December 27, 2013
Learning to Think
Dr. Charlie Ahrens builds foundation for the future
He learned the basics of anatomy and biology in high school. Complex bodily biochemical processes and pathways in medical school. But as an undergraduate at St. Scholastica, Dr. Charlie Ahrens learned perhaps the most important skill of all – thinking.
“My Scholastica education not only gave me the basic science knowledge I needed to succeed in medical school, but it also taught me how to think critically and process information in a logical, organized fashion,” Ahrens said.
These skills have transferred into his practice as an ophthalmologist at Relf Eye Care Specialists in Duluth.
“Whether it’s in the office or the operating room, I use these skills every day.”

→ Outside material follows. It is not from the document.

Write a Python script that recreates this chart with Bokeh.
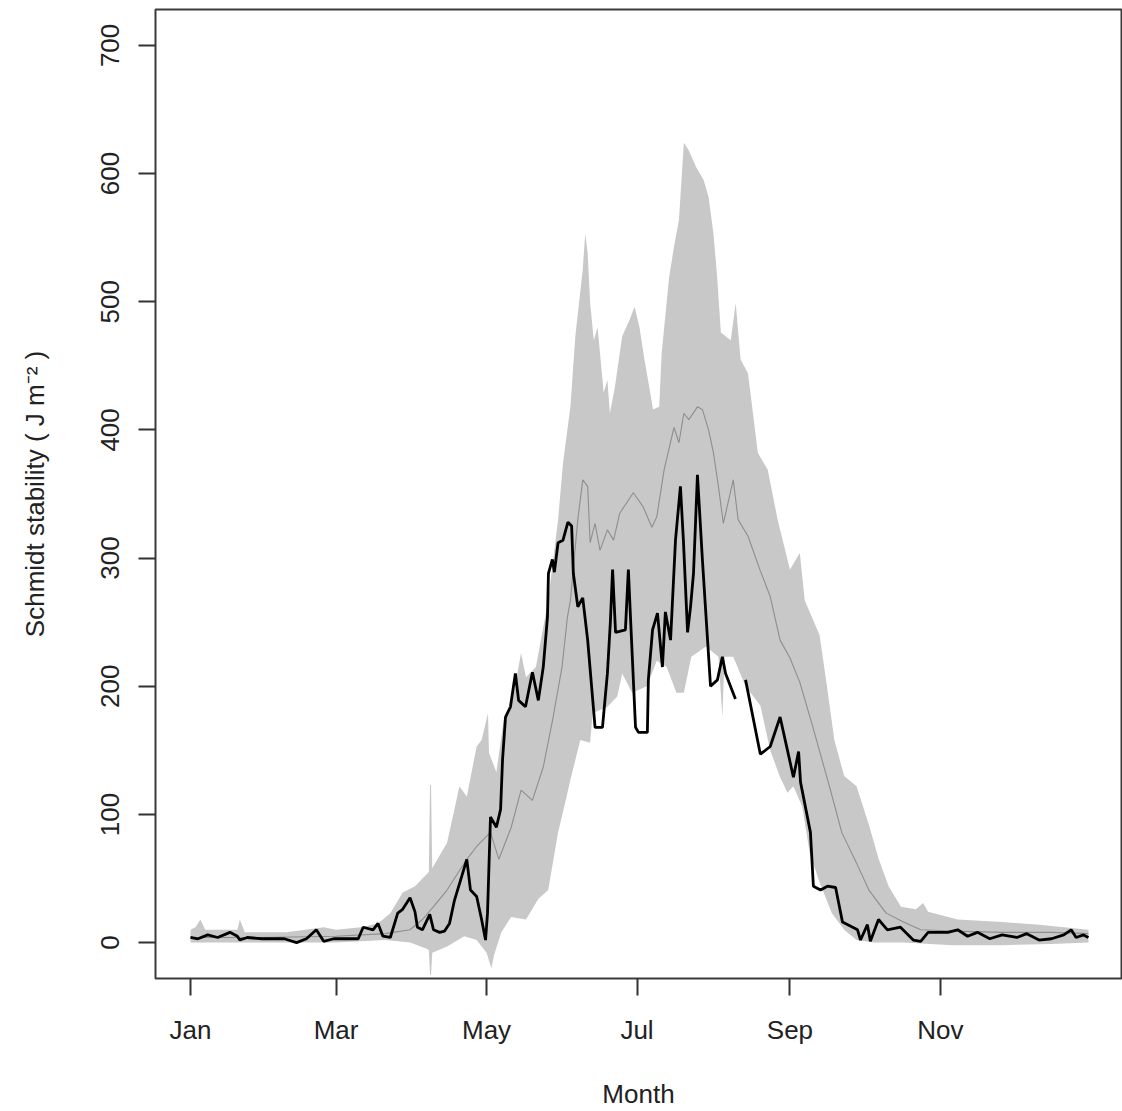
import math
from bokeh.plotting import figure
from bokeh.models import FixedTicker, Range1d
from bokeh.embed import file_html
from bokeh.resources import INLINE

# ---------------- data ----------------
month_ticks = [1, 60, 121, 182, 244, 305]
month_labels = ["Jan", "Mar", "May", "Jul", "Sep", "Nov"]
y_ticks = [0, 100, 200, 300, 400, 500, 600, 700]

# observed Schmidt stability (black line); NaN = missing data
obs_day = [1, 4, 8, 12, 17, 20, 21, 24, 30, 39, 44, 48, 52, 55, 59, 65, 69, 71, 75, 77,
           79, 82, 85, 87, 90, 92, 93, 95, 98, 99.5, 102, 104, 106, 108, 111, 113, 114.5, 117, 119, 120.6,
           121.4, 122.6, 125, 126.7, 127.5, 128.7, 130.7, 132.7, 134, 136.8, 139.6, 142, 144, 145.7, 146.1, 147.7, 148.5, 150, 152, 154,
           155.5, 156.2, 158, 160, 162, 165, 168, 170, 171.2, 172.1, 173.3, 177.3, 178.5, 179.4, 181.4, 182.6, 186.2, 186.6, 188.3, 190.3,
           192.3, 193.5, 195.6, 197.6, 199.6, 200.8, 202.5, 203.7, 204.9, 206.5, 208.5, 210.6, 211.8, 214.6, 216.6, 217.9, 221.9, 224, 226, 232,
           236, 240, 243, 245.4, 247.5, 248.3, 252.3, 253.5, 256.4, 259.2, 262.5, 265.3, 271.4, 272.6, 275.4, 276.6, 279.9, 283.5, 288.8, 294,
           297, 300, 308, 312, 316, 320, 325, 330, 336, 340, 345, 350, 355, 358, 360, 363, 365]
obs_val = [4, 3, 6, 4, 8, 5, 2, 4, 3, 3, 0, 3, 10, 1, 3, 3, 3, 12, 10, 15,
           5, 4, 23, 26, 35, 24, 12, 10, 22, 10, 8, 9, 15, 33, 52, 65, 41, 36, 18, 2,
           23, 98, 90, 104, 143, 176, 184, 210, 189, 184, 211, 189, 215, 254, 288, 299, 289, 312, 314, 328,
           325, 288, 262, 269, 236, 168, 168, 210, 250, 291, 242, 244, 291, 252, 168, 164, 164, 205, 244, 257,
           215, 258, 236, 314, 356, 314, 242, 262, 288, 365, 299, 236, 200, 205, 223, 210, 190, float("nan"), 205, 147,
           153, 176, 150, 129, 149, 125, 86, 44, 41, 44, 43, 16, 10, 2, 14, 1, 18, 10, 12, 2,
           1, 8, 8, 10, 5, 8, 3, 6, 4, 7, 2, 3, 6, 10, 4, 6, 4]

# median of simulations (thin grey line)
med_day = [1, 30, 60, 80, 90, 95, 99.5, 105, 113, 117, 122.6, 126, 131, 135, 139.6, 144, 148, 151.6, 153.8, 155,
           158, 160, 162, 163, 165, 167, 170, 172.5, 175, 180.5, 184.5, 188, 190, 193, 197, 199, 201, 203, 206.5, 208.5,
           211, 213, 215, 217, 221, 223, 227, 232, 236, 240, 244, 248, 253, 260, 265, 271, 276, 283, 290, 297,
           310, 330, 350, 365]
med_val = [4, 4, 5, 7, 10, 18, 28, 41, 65, 75, 86, 65, 90, 119, 111, 137, 176, 215, 254, 267,
           330, 361, 356, 312, 327, 306, 322, 314, 335, 351, 340, 324, 332, 369, 402, 390, 413, 408, 418, 416,
           400, 382, 356, 327, 361, 330, 317, 290, 270, 236, 222, 203, 170, 122, 86, 62, 41, 23, 16, 10,
           9, 8, 8, 7]

# upper envelope of simulations
up_day = [1, 3, 5, 7, 20, 21, 23, 40, 55, 60, 70, 77, 82, 87, 92, 97.6, 98.1, 98.5, 99, 105,
          108, 110, 113, 117, 119, 121.6, 122, 125, 128, 131, 135, 137, 141, 144, 146, 150, 152, 155, 157, 160,
          161, 162, 163, 164.5, 166, 167, 168.5, 170, 171, 173, 176, 179, 181, 183, 185, 187, 188.5, 191, 192, 195,
          197, 199, 201, 203, 206, 209, 211, 213, 214.5, 216, 220, 222, 224, 227, 231, 235, 239, 244, 248, 250,
          256, 259, 262, 266, 271, 276, 280, 284, 289, 295, 298, 300, 312, 330, 345, 355, 365]
up_val = [10, 12, 18, 10, 10, 18, 8, 8, 12, 10, 12, 15, 23, 39, 44, 55, 123, 123, 58, 78,
          104, 122, 114, 153, 158, 179, 148, 133, 174, 184, 226, 207, 215, 246, 267, 330, 374, 418, 473, 525,
          553, 538, 499, 470, 480, 460, 429, 439, 413, 433, 473, 486, 496, 480, 455, 433, 416, 418, 460, 519,
          543, 564, 624, 618, 605, 595, 582, 553, 519, 476, 470, 499, 455, 444, 382, 369, 330, 291, 304, 267,
          240, 200, 158, 130, 122, 92, 65, 44, 28, 26, 31, 24, 18, 16, 14, 12, 10]

# lower envelope of simulations
lo_day = [1, 30, 60, 80, 90, 97, 97.6, 98.1, 98.5, 99, 105, 112, 117, 121, 123, 124, 127, 131, 137, 142,
          146, 150, 153, 155, 159, 163, 164, 170, 174, 176, 180, 186, 190, 194, 198, 201, 204, 210, 215, 216.6,
          217.5, 221, 226, 232, 236, 240, 243, 245.4, 249, 252, 256, 261, 266, 271, 278, 290, 310, 330, 350, 365]
lo_val = [0, 0, 0, 2, 0, -5, -6, -25, -25, -8, -3, 5, 2, -8, -20, -10, 8, 20, 18, 34,
          41, 86, 110, 127, 158, 156, 179, 184, 192, 210, 195, 200, 220, 215, 195, 195, 223, 231, 223, 176,
          223, 223, 200, 185, 150, 129, 117, 122, 106, 70, 47, 23, 10, 2, 0, 0, -2, -2, -1, 0]

# ---------------- figure ----------------
FONT = "Liberation Sans, Arial, sans-serif"
TXT = "#222222"

p = figure(width=1122, height=1111, output_backend="svg", toolbar_location=None,
           x_range=Range1d(-13.19, 378.4), y_range=Range1d(-28, 728),
           min_border_left=155, min_border_right=1, min_border_top=9, min_border_bottom=132)
p.background_fill_color = "white"
p.border_fill_color = "white"
p.outline_line_color = "#3a3a3a"
p.outline_line_width = 2
p.xgrid.grid_line_color = None
p.ygrid.grid_line_color = None

# band
band_x = list(up_day) + list(reversed(lo_day))
band_y = list(up_val) + list(reversed(lo_val))
p.patch(band_x, band_y, fill_color="#c8c8c8", line_color=None)

# median
p.line(med_day, med_val, line_color="#8e8e8e", line_width=1.1)

# observed
p.line(obs_day, obs_val, line_color="black", line_width=2.8)

# axes
for ax in (p.xaxis[0], p.yaxis[0]):
    ax.axis_line_color = None
    ax.major_tick_line_color = "#333333"
    ax.major_tick_line_width = 2
    ax.major_tick_out = 17
    ax.major_tick_in = 0
    ax.minor_tick_line_color = None
    ax.major_label_text_font = FONT
    ax.major_label_text_font_size = "26px"
    ax.major_label_text_color = TXT
    ax.axis_label_text_font = FONT
    ax.axis_label_text_font_size = "26px"
    ax.axis_label_text_font_style = "normal"
    ax.axis_label_text_color = TXT

p.xaxis.ticker = FixedTicker(ticks=month_ticks)
p.xaxis.major_label_overrides = {t: l for t, l in zip(month_ticks, month_labels)}
p.xaxis.major_label_standoff = 19
p.xaxis.axis_label = "Month"
p.xaxis.axis_label_standoff = 31

p.yaxis.ticker = FixedTicker(ticks=y_ticks)
p.yaxis.major_label_orientation = "vertical"
p.yaxis.major_label_standoff = 19
p.yaxis.axis_label = "Schmidt stability ( J m\u207b\u00b2 )"
p.yaxis.axis_label_standoff = 49

open("out.html", "w").write(file_html(p, INLINE))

So how exactly did CSS help form them? The answer lies in the level of attention Charlie received here.
Ready for anything
“One of the main benefits of the science program here was the small class sizes,” he said. “Professors like Dr. Cizadlo, Dr. Walton and Dr. McGahey always had an open door and took the time to help me individually. They created a very open learning environment and made it easy for me to take an active role in my education.”
This helped catapult Ahrens to the University of South Dakota Medical School after graduating with degrees in biology and biochemistry in 2002. And when he got there, he was fully prepared.
“Once I was in medical school and residency, I realized how well Scholastica had prepared me for the next step,” Ahrens said. “The professors here are equal or superior to those of any large university, which allowed me to hit the ground running in medical school, residency and eventually in my practice.”
But it wasn’t just about academics. Whether it was in the classroom or on the tennis court, his experience at CSS taught him values that he still lives by today.
“I learned how to reach goals and work hard for what I want to achieve without undermining my integrity, which really helped me in school, work, and life in general.”